Prompt — Retype only what runs from the first line of the listing to the line holding "color=transparent!0, outer color=transparent!100]", both included. Do not retype the pictures.

Given data —
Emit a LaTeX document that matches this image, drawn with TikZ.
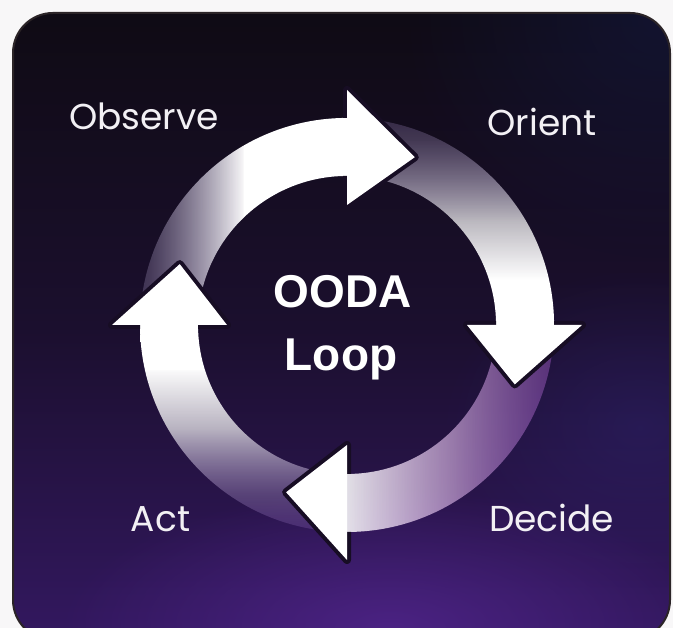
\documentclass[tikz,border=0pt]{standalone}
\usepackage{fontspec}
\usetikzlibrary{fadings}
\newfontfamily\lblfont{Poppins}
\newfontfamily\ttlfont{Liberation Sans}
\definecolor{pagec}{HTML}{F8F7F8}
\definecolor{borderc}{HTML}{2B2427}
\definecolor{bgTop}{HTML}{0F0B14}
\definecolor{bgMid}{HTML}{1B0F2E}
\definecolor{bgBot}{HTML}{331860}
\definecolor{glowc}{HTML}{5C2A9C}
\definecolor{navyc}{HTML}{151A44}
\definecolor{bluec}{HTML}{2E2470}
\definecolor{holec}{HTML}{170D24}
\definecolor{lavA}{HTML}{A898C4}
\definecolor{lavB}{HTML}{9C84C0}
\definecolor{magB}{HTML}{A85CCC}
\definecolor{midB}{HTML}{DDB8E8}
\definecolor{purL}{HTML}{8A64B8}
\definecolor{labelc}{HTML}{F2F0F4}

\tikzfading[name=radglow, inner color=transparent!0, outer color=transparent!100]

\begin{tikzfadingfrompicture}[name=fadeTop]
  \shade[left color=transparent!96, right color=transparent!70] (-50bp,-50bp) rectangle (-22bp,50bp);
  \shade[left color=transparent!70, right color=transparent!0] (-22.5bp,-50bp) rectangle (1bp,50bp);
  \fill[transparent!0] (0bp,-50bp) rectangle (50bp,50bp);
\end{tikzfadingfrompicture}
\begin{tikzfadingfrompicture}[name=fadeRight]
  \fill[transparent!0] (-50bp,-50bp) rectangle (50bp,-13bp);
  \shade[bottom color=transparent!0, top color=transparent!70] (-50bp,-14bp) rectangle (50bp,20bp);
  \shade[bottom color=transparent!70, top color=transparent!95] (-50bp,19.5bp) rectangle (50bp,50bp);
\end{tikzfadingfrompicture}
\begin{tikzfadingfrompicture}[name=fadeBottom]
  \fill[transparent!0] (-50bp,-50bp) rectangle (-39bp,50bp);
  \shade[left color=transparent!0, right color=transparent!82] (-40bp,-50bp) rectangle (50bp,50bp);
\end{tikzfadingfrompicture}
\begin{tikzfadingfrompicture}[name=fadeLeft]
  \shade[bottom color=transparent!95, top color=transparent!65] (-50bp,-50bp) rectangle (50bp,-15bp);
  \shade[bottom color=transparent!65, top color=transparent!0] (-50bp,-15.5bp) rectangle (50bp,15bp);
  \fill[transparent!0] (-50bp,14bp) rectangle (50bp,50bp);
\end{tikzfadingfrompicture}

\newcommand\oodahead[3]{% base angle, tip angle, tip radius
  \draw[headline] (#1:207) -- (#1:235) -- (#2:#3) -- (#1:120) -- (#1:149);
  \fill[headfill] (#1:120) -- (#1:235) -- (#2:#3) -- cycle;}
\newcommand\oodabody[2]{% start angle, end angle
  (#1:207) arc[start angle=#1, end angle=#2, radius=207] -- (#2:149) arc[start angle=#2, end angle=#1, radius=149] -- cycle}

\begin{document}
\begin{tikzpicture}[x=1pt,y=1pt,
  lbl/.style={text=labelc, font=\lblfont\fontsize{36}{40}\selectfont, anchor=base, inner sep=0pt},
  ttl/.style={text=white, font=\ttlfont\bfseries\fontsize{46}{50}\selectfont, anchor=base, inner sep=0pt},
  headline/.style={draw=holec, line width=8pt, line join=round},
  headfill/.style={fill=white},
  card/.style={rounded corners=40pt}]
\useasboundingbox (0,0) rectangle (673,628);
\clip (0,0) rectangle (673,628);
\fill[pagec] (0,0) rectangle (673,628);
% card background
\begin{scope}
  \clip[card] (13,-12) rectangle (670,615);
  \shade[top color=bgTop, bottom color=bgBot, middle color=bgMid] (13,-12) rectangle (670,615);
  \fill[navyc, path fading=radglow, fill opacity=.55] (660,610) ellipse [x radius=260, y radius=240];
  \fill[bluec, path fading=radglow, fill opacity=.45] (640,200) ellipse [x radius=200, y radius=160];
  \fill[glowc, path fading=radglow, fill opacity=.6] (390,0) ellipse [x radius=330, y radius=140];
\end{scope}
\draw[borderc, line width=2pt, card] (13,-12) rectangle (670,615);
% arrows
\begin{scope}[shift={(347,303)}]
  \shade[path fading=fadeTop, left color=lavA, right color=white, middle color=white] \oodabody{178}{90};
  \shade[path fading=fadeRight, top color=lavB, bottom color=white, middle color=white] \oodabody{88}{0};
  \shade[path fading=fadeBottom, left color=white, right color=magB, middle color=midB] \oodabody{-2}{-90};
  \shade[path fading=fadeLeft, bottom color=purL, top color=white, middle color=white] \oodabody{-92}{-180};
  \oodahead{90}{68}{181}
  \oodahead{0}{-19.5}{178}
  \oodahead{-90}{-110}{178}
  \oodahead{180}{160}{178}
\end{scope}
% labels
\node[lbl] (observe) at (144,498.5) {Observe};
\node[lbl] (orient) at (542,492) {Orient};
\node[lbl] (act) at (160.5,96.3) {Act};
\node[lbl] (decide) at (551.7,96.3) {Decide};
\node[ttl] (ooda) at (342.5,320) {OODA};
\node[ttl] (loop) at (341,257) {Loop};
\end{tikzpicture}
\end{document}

Problem solution —
Emit a LaTeX document that matches this image, drawn with TikZ.
\documentclass[tikz,border=0pt]{standalone}
\usepackage{fontspec}
\usetikzlibrary{fadings}
\newfontfamily\lblfont{Poppins}
\newfontfamily\ttlfont{Liberation Sans}
\definecolor{pagec}{HTML}{F8F7F8}
\definecolor{borderc}{HTML}{2B2427}
\definecolor{bgTop}{HTML}{0F0B14}
\definecolor{bgMid}{HTML}{1B0F2E}
\definecolor{bgBot}{HTML}{331860}
\definecolor{glowc}{HTML}{5C2A9C}
\definecolor{navyc}{HTML}{151A44}
\definecolor{bluec}{HTML}{2E2470}
\definecolor{holec}{HTML}{170D24}
\definecolor{lavA}{HTML}{A898C4}
\definecolor{lavB}{HTML}{9C84C0}
\definecolor{magB}{HTML}{A85CCC}
\definecolor{midB}{HTML}{DDB8E8}
\definecolor{purL}{HTML}{8A64B8}
\definecolor{labelc}{HTML}{F2F0F4}

\tikzfading[name=radglow, inner color=transparent!0, outer color=transparent!100]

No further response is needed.